Friday August 8, 1890
Jervis McEntee Diary Entry, August 8, 1890, from the Jervis McEntee papers, 1850-1905, in the Archives of American Art, Smithsonian Institution
Friday, Aug 8, 1890 A grey day but still and pleasant. I have had Tom at work for several days cutting down weeds, over on Chester St. and all over our property. Today he is clearing away and burning the brush from the trimming of the trees which was put down below Wadsworths. I went over to the Cemetery after dinner. The grass and weeds were choking the flowers on Gertrudes and on my mothers graves and the place looked neglected. I saw Port and told him I thought the cemetery did very little for the $5 a year I paid for the care of our lots. He promised to cut the grass tomorrow.

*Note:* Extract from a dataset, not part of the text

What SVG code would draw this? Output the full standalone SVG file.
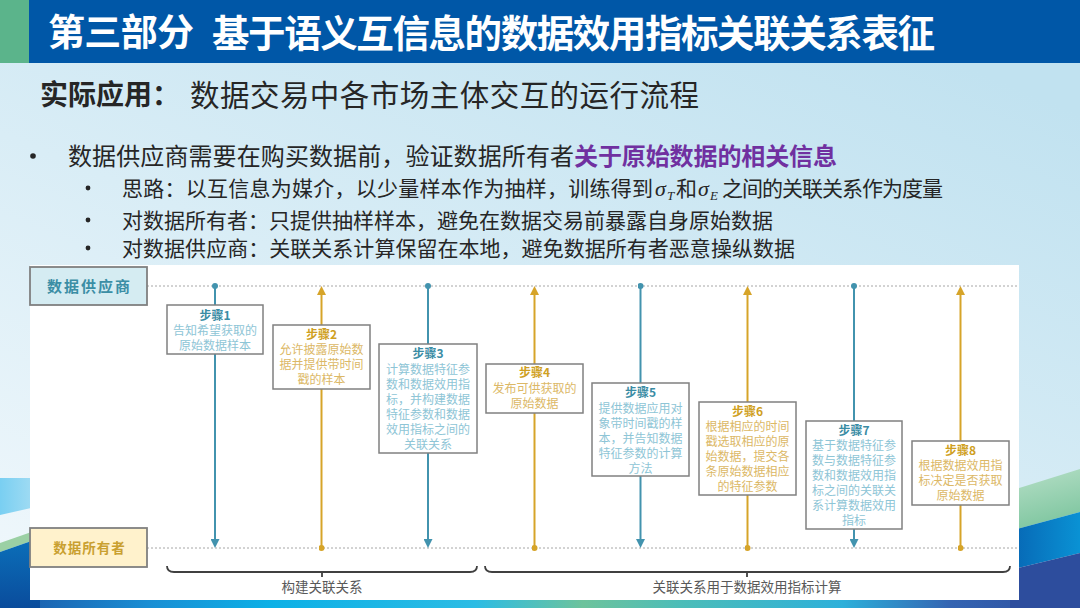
<svg xmlns="http://www.w3.org/2000/svg" width="1080" height="608" viewBox="0 0 1080 608">
<defs>
  <linearGradient id="bg" x1="0.75" y1="0" x2="0" y2="1">
    <stop offset="0" stop-color="#C1E2F0"/>
    <stop offset="1" stop-color="#F1F8FC"/>
  </linearGradient>
  <linearGradient id="strip" x1="0" y1="0" x2="1" y2="0">
    <stop offset="0" stop-color="#1C56A6"/>
    <stop offset="0.14" stop-color="#1A8FD4"/>
    <stop offset="0.25" stop-color="#0CB0E6"/>
    <stop offset="0.44" stop-color="#2CBCE4"/>
    <stop offset="0.54" stop-color="#6DC39C"/>
    <stop offset="0.63" stop-color="#4CBDB8"/>
    <stop offset="0.78" stop-color="#2DB0DA"/>
    <stop offset="0.88" stop-color="#3464B2"/>
    <stop offset="1" stop-color="#2D4C9C"/>
  </linearGradient>
  <linearGradient id="cyanL" x1="0" y1="0" x2="1" y2="0">
    <stop offset="0" stop-color="#79CFF2"/>
    <stop offset="1" stop-color="#A9DEF3"/>
  </linearGradient>
  <linearGradient id="blueL" x1="0" y1="0" x2="0" y2="1">
    <stop offset="0" stop-color="#0B70BA"/>
    <stop offset="1" stop-color="#0A4C9C"/>
  </linearGradient>
  <linearGradient id="greenR" x1="0" y1="0" x2="0.3" y2="1">
    <stop offset="0" stop-color="#B8E0C8"/>
    <stop offset="1" stop-color="#7FC6A0"/>
  </linearGradient>
  <linearGradient id="blueR" x1="0" y1="0" x2="1" y2="0">
    <stop offset="0" stop-color="#0766B4"/>
    <stop offset="1" stop-color="#0A92D4"/>
  </linearGradient>
  <marker id="arrT" viewBox="0 0 10 10" refX="2.2" refY="5" markerWidth="9" markerHeight="9" markerUnits="userSpaceOnUse" orient="auto">
    <path d="M0,0 L10,5 L0,10 z" fill="#4293AE"/>
  </marker>
  <marker id="arrG" viewBox="0 0 10 10" refX="2.2" refY="5" markerWidth="9" markerHeight="9" markerUnits="userSpaceOnUse" orient="auto">
    <path d="M0,0 L10,5 L0,10 z" fill="#D6A429"/>
  </marker>
  <marker id="dotT" viewBox="0 0 10 10" refX="5" refY="5" markerWidth="6" markerHeight="6" markerUnits="userSpaceOnUse">
    <circle cx="5" cy="5" r="5" fill="#4293AE"/>
  </marker>
  <marker id="dotG" viewBox="0 0 10 10" refX="5" refY="5" markerWidth="6" markerHeight="6" markerUnits="userSpaceOnUse">
    <circle cx="5" cy="5" r="5" fill="#D6A429"/>
  </marker>
</defs>
<style>
  .cjk{font-family:"Noto Sans CJK SC","Noto Sans",sans-serif}
  .txt{fill:#262626}
  .box{fill:#ffffff;stroke:#808080;stroke-width:1.5}
  .tT{font-size:12px;font-weight:bold;fill:#3A8CA4;text-anchor:middle}
  .bT{font-size:12px;fill:#8EC5D6;text-anchor:middle}
  .tG{font-size:12px;font-weight:bold;fill:#CF9F22;text-anchor:middle}
  .bG{font-size:12px;fill:#DCB866;text-anchor:middle}
  .lnT{stroke:#4293AE;stroke-width:2;fill:none}
  .lnG{stroke:#D6A429;stroke-width:2;fill:none}
  .dash{stroke:#A6A6A6;stroke-width:1;stroke-dasharray:2 2;fill:none}
  .brace{fill:none;stroke:#404040;stroke-width:1.8}
  .btxt{font-size:13.5px;fill:#595959;text-anchor:middle}
  .math{font-family:"Liberation Serif","DejaVu Serif",serif;font-style:italic;fill:#262626}
</style>

<!-- background -->
<rect x="0" y="0" width="1080" height="608" fill="url(#bg)"/>
<rect x="0" y="596" width="1080" height="12" fill="url(#strip)"/>
<polygon points="0,478 40,478 40,506 0,515" fill="url(#cyanL)"/>
<polygon points="0,543 40,529 40,538 0,552" fill="#9BD0A4"/>
<polygon points="0,552 40,538 40,608 0,608" fill="url(#blueL)"/>
<polygon points="1010,491 1080,469 1080,512 1010,531" fill="url(#greenR)"/>
<polygon points="1010,531 1080,512 1080,553 1010,570" fill="url(#blueR)"/>
<polygon points="1010,570 1080,553 1080,608 1010,608" fill="#2D4D9D"/>

<!-- header -->
<rect x="0" y="0" width="1080" height="63" fill="#0057A7"/>
<rect x="0" y="0" width="29" height="63" fill="#5BB48B"/>
<text class="cjk" x="48" y="46" font-size="37" font-weight="bold" fill="#ffffff" textLength="146">第三部分</text>
<text class="cjk" x="212" y="46.5" font-size="37.5" font-weight="bold" fill="#ffffff" textLength="723">基于语义互信息的数据效用指标关联关系表征</text>

<!-- subtitle -->
<text class="cjk txt" x="40" y="105" font-size="28" font-weight="bold" fill="#111111">实际应用：</text>
<text class="cjk txt" x="190" y="106" font-size="29.5" textLength="509">数据交易中各市场主体交互的运行流程</text>

<!-- bullets -->
<circle cx="33" cy="156" r="2.8" fill="#262626"/>
<text class="cjk txt" x="68" y="165" font-size="24" textLength="506">数据供应商需要在购买数据前，验证数据所有者</text>
<text class="cjk" x="574" y="165" font-size="24" font-weight="bold" fill="#7030A0" textLength="263">关于原始数据的相关信息</text>

<circle cx="88" cy="188" r="2.4" fill="#262626"/>
<text class="cjk txt" x="122" y="195.5" font-size="21" textLength="531">思路：以互信息为媒介，以少量样本作为抽样，训练得到</text>
<text class="math" x="655" y="195.5" font-size="22">σ</text>
<text class="math" x="667" y="200" font-size="13">T</text>
<text class="cjk txt" x="676" y="195.5" font-size="21">和</text>
<text class="math" x="698" y="195.5" font-size="22">σ</text>
<text class="math" x="710" y="200" font-size="13">E</text>
<text class="cjk txt" x="722" y="195.5" font-size="21" textLength="221">之间的关联关系作为度量</text>

<circle cx="88" cy="220" r="2.4" fill="#262626"/>
<text class="cjk txt" x="122" y="228" font-size="21" textLength="651">对数据所有者：只提供抽样样本，避免在数据交易前暴露自身原始数据</text>

<circle cx="88" cy="248" r="2.4" fill="#262626"/>
<text class="cjk txt" x="122" y="256" font-size="21" textLength="673">对数据供应商：关联关系计算保留在本地，避免数据所有者恶意操纵数据</text>

<!-- panel -->
<rect x="30" y="265" width="989" height="335" fill="#ffffff"/>

<!-- lifelines -->
<g id="lifelines">
  <line class="dash" x1="147" y1="286" x2="1019" y2="286"/>
  <line class="dash" x1="147" y1="548" x2="1019" y2="548"/>
</g>

<!-- connectors -->
<g id="connectors">
  <path class="lnT" d="M215,286 V541" marker-start="url(#dotT)" marker-end="url(#arrT)"/>
  <path class="lnG" d="M321.5,548 V293" marker-start="url(#dotG)" marker-end="url(#arrG)"/>
  <path class="lnT" d="M428,286 V541" marker-start="url(#dotT)" marker-end="url(#arrT)"/>
  <path class="lnG" d="M534.5,548 V293" marker-start="url(#dotG)" marker-end="url(#arrG)"/>
  <path class="lnT" d="M640.5,286 V541" marker-start="url(#dotT)" marker-end="url(#arrT)"/>
  <path class="lnG" d="M747.5,548 V293" marker-start="url(#dotG)" marker-end="url(#arrG)"/>
  <path class="lnT" d="M854,286 V541" marker-start="url(#dotT)" marker-end="url(#arrT)"/>
  <path class="lnG" d="M960.5,548 V293" marker-start="url(#dotG)" marker-end="url(#arrG)"/>
</g>

<!-- actor nodes -->
<g id="supplier">
  <rect x="30" y="267" width="117" height="38" fill="#D5ECF2" stroke="#808080" stroke-width="1.8"/>
  <text class="cjk" x="89.5" y="292" font-size="15" font-weight="bold" fill="#3B8EA5" text-anchor="middle" letter-spacing="2">数据供应商</text>
</g>
<g id="owner">
  <rect x="30" y="528" width="117" height="39" fill="#FFF2CC" stroke="#808080" stroke-width="1.8"/>
  <text class="cjk" x="89.5" y="552.5" font-size="13.5" font-weight="bold" fill="#C9A030" text-anchor="middle" letter-spacing="1">数据所有者</text>
</g>

<!-- step nodes -->
<g id="step1" class="cjk">
  <rect class="box" x="167" y="305" width="96" height="49"/>
  <text class="tT" x="215" y="319.5">步骤1</text>
  <text class="bT" x="215" y="334.5">告知希望获取的</text>
  <text class="bT" x="215" y="349.5">原始数据样本</text>
</g>
<g id="step2" class="cjk">
  <rect class="box" x="273" y="325" width="97" height="64"/>
  <text class="tG" x="321.5" y="338.5">步骤2</text>
  <text class="bG" x="321.5" y="353.5">允许披露原始数</text>
  <text class="bG" x="321.5" y="368.5">据并提供带时间</text>
  <text class="bG" x="321.5" y="383.5">戳的样本</text>
</g>
<g id="step3" class="cjk">
  <rect class="box" x="379" y="344" width="98" height="109"/>
  <text class="tT" x="428" y="357.5">步骤3</text>
  <text class="bT" x="428" y="373.5">计算数据特征参</text>
  <text class="bT" x="428" y="388.5">数和数据效用指</text>
  <text class="bT" x="428" y="403.5">标，并构建数据</text>
  <text class="bT" x="428" y="418.5">特征参数和数据</text>
  <text class="bT" x="428" y="433.5">效用指标之间的</text>
  <text class="bT" x="428" y="448.5">关联关系</text>
</g>
<g id="step4" class="cjk">
  <rect class="box" x="486" y="364" width="97" height="49"/>
  <text class="tG" x="534.5" y="376.5">步骤4</text>
  <text class="bG" x="534.5" y="392.5">发布可供获取的</text>
  <text class="bG" x="534.5" y="407.5">原始数据</text>
</g>
<g id="step5" class="cjk">
  <rect class="box" x="592" y="383" width="97" height="93"/>
  <text class="tT" x="640.5" y="396.5">步骤5</text>
  <text class="bT" x="640.5" y="412.5">提供数据应用对</text>
  <text class="bT" x="640.5" y="427.5">象带时间戳的样</text>
  <text class="bT" x="640.5" y="442.5">本，并告知数据</text>
  <text class="bT" x="640.5" y="457.5">特征参数的计算</text>
  <text class="bT" x="640.5" y="472.5">方法</text>
</g>
<g id="step6" class="cjk">
  <rect class="box" x="699" y="402" width="97" height="93"/>
  <text class="tG" x="747.5" y="415.5">步骤6</text>
  <text class="bG" x="747.5" y="430.5">根据相应的时间</text>
  <text class="bG" x="747.5" y="445.5">戳选取相应的原</text>
  <text class="bG" x="747.5" y="460.5">始数据，提交各</text>
  <text class="bG" x="747.5" y="475.5">条原始数据相应</text>
  <text class="bG" x="747.5" y="490.5">的特征参数</text>
</g>
<g id="step7" class="cjk">
  <rect class="box" x="806" y="421" width="96" height="108"/>
  <text class="tT" x="854" y="434.5">步骤7</text>
  <text class="bT" x="854" y="449.5">基于数据特征参</text>
  <text class="bT" x="854" y="464.5">数与数据特征参</text>
  <text class="bT" x="854" y="479.5">数和数据效用指</text>
  <text class="bT" x="854" y="494.5">标之间的关联关</text>
  <text class="bT" x="854" y="509.5">系计算数据效用</text>
  <text class="bT" x="854" y="524.5">指标</text>
</g>
<g id="step8" class="cjk">
  <rect class="box" x="912" y="441" width="97" height="64"/>
  <text class="tG" x="960.5" y="454.5">步骤8</text>
  <text class="bG" x="960.5" y="469.5">根据数据效用指</text>
  <text class="bG" x="960.5" y="484.5">标决定是否获取</text>
  <text class="bG" x="960.5" y="499.5">原始数据</text>
</g>

<!-- phase braces -->
<g id="phase1" class="cjk">
  <path class="brace" d="M167,566 Q167,572 174,572 H470 Q477,572 477,566 M322,572 V577"/>
  <text class="btxt" x="322" y="591.5">构建关联关系</text>
</g>
<g id="phase2" class="cjk">
  <path class="brace" d="M485,566 Q485,572 492,572 H1003 Q1010,572 1010,566 M747,572 V577"/>
  <text class="btxt" x="747" y="591.5">关联关系用于数据效用指标计算</text>
</g>
</svg>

I came home and got some sticks to tie the flowers to, a pair of shears to cut the grass and a trowel to dig out the weeds and I returned and cleared up the two graves which are the only ones on which flowers grow. The phloxes I put there several years ago do fairly well, better than any thing else I have tired. It seemed strange to me to be so near my dear Gertrude and yet so infinitely far from that animating soul which made her the dearest person on earth to me. It was very quiet there. No one about except the man carting slate to put on the road near there. Miss Lamport came up this morning and Sara and I went over to my studio with her. There was nothing to see but a lot of rubbish, but she seemed to want to see my studio. I wrote to Downing, and sent to N.Y. for a few artists materials.